Polak narobił wstydu królowej Elżbiecie II! Od razu trafił do więzienia!
Wielu naszych rodaków wyprowadziło się na Wyspy z nadzieją na lepsze życie. Gdy większość szukała szczęścia drogą tradycyjną, Józef B. wpadł na sprytny pomysł. 33-letni Polak był kucharzem na dworze królowej Elżbiety II, fucha raczej wymarzona - prestiż i pyszne posiłki. Przedsiębiorczy Józef nie chciał jednak na gotowaniu poprzestawać - razem z kolegami: Adamem P. (50l.), który opiekował się roślinami, elektrykiem Adamem K. (41 l.) i Bernardem Z. (29 l.) założyli plantację marihuany. Wszystko odbywało się nielegalnie.
Interes, nomen omen, kwitł, ale angielska policja pojmała naszych przedsiębiorczych rodaków, za wyjątkiem szefa gangu, tajemniczego "Mr.
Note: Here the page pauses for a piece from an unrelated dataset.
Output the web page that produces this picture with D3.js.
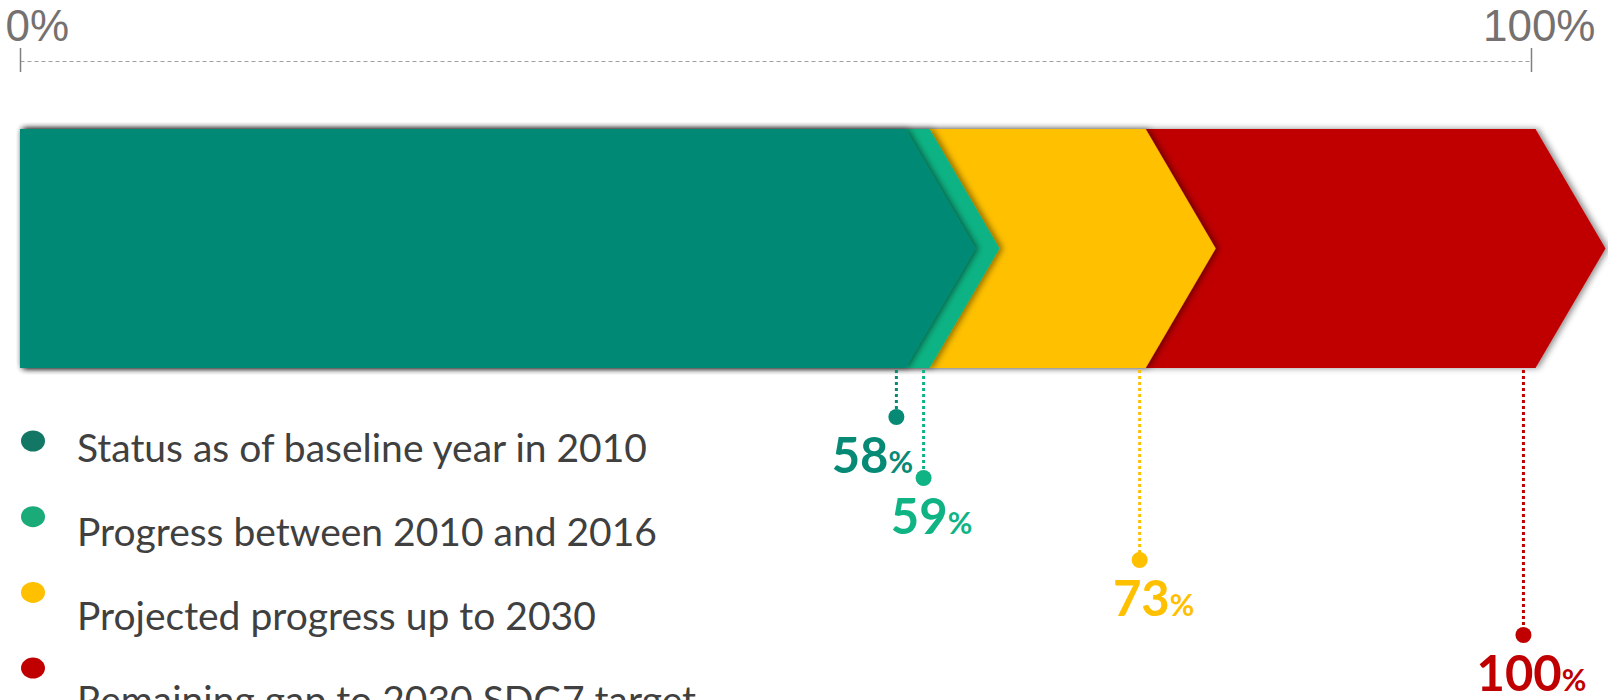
<!DOCTYPE html>
<html>
<head>
<meta charset="utf-8">
<script src="https://cdn.jsdelivr.net/npm/d3@7"></script>
<style>
  html, body { margin: 0; padding: 0; background: #ffffff; }
  svg { display: block; }
</style>
</head>
<body>
<svg id="chart" width="1608" height="700"></svg>
<script>
// ---- data ----
const categories = [
  "Status as of baseline year in 2010",
  "Progress between 2010 and 2016",
  "Projected progress up to 2030",
  "Remaining gap to 2030 SDG7 target"
];
const labelValues = [58, 59, 73, 100];          // printed percentages
const markerPositions = [58.0, 59.8, 74.1, 99.5]; // where the dotted markers sit (% of axis)
const segmentEnds = [58.6, 60.2, 74.5, 100.3];    // back edge of each chevron (% of axis)
const axisTicks = [0, 100];
const colors = ["#068A76", "#10B384", "#FFC000", "#C00000"];
const legendColors = ["#127865", "#1AAB78", "#FFC000", "#C00000"];

// ---- layout ----
const svg = d3.select("#chart");
const x = d3.scaleLinear().domain([0, 100]).range([20, 1531]);
const barTop = 129, barBottom = 368, barMid = (barTop + barBottom) / 2;
const tipDepth = 70;
const markerDotY = [417, 478, 560, 635];
const labelDx = [-24, 8, 14, 8];

// shadow filter
const defs = svg.append("defs");
const f = defs.append("filter").attr("id", "shadow")
  .attr("x", "-5%").attr("y", "-10%").attr("width", "110%").attr("height", "120%");
f.append("feDropShadow").attr("dx", 3).attr("dy", 0).attr("stdDeviation", 3)
  .attr("flood-color", "#000").attr("flood-opacity", 0.45);

// ---- axis ----
const axisG = svg.append("g").attr("transform", "translate(0,61)")
  .call(d3.axisTop(x).tickValues(axisTicks).tickFormat(d => d + "%").tickSize(0).tickPadding(0));
axisG.select(".domain").attr("stroke", "#A0A0A0").attr("stroke-width", 1.2)
  .attr("stroke-dasharray", "4,3");
axisG.selectAll(".tick line").attr("y1", -13).attr("y2", 11)
  .attr("stroke", "#7F7F7F").attr("stroke-width", 1.5);
axisG.selectAll(".tick text")
  .attr("font-family", "'Liberation Sans', Arial, sans-serif")
  .attr("font-weight", 400)
  .attr("font-size", 44)
  .attr("fill", "#767171")
  .attr("y", -20)
  .attr("text-anchor", (d, i) => i === 0 ? "start" : "end")
  .attr("dx", (d, i) => i === 0 ? -15 : 64)
  .attr("dy", 0);

// ---- chevrons ----
const chevron = e => {
  const p = d3.path();
  p.moveTo(x(0), barTop);
  p.lineTo(x(e), barTop);
  p.lineTo(x(e) + tipDepth, barMid);
  p.lineTo(x(e), barBottom);
  p.lineTo(x(0), barBottom);
  p.closePath();
  return p.toString();
};
const segData = segmentEnds.map((e, i) => ({ e, i }));
svg.append("g").selectAll("path")
  .data(segData.slice().reverse())
  .join("path")
  .attr("d", d => chevron(d.e))
  .attr("fill", d => colors[d.i])
  .attr("filter", "url(#shadow)");

// ---- markers ----
const mk = svg.append("g");
markerPositions.forEach((m, i) => {
  const cx = x(m);
  mk.append("line")
    .attr("x1", cx).attr("x2", cx)
    .attr("y1", barBottom + 2).attr("y2", markerDotY[i] - 6)
    .attr("stroke", colors[i]).attr("stroke-width", 3)
    .attr("stroke-dasharray", "3,3");
  mk.append("circle").attr("cx", cx).attr("cy", markerDotY[i]).attr("r", 8)
    .attr("fill", colors[i]);
  const t = mk.append("text")
    .attr("x", cx + labelDx[i]).attr("y", markerDotY[i] + 56)
    .attr("text-anchor", "middle")
    .attr("font-family", "Lato, 'Open Sans', sans-serif")
    .attr("font-weight", 700)
    .attr("fill", colors[i]);
  t.append("tspan").attr("font-size", 49).text(labelValues[i]);
  t.append("tspan").attr("font-size", 30).text("%");
});

// ---- legend ----
const lg = svg.append("g");
categories.forEach((c, i) => {
  lg.append("ellipse").attr("cx", 33).attr("cy", 441 + i * 75.7)
    .attr("rx", 12).attr("ry", 10.5).attr("fill", legendColors[i]);
  lg.append("text").attr("x", 77).attr("y", 462 + i * 84)
    .attr("font-family", "Lato, 'Open Sans', sans-serif")
    .attr("font-size", 39)
    .attr("fill", "#404040")
    .text(c);
});
</script>
</body>
</html>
Biga", któremu udało się zbiec. Józef B. został aresztowany dopiero w pałacowej kuchni, gdy szykował posiłek. Mężczyzna dostał dwa i pół roku więzienia, koledzy podobnie, a Bernard, który wynajmował dom pod plantację wartą sto tysięcy funtów, tylko prace społeczne.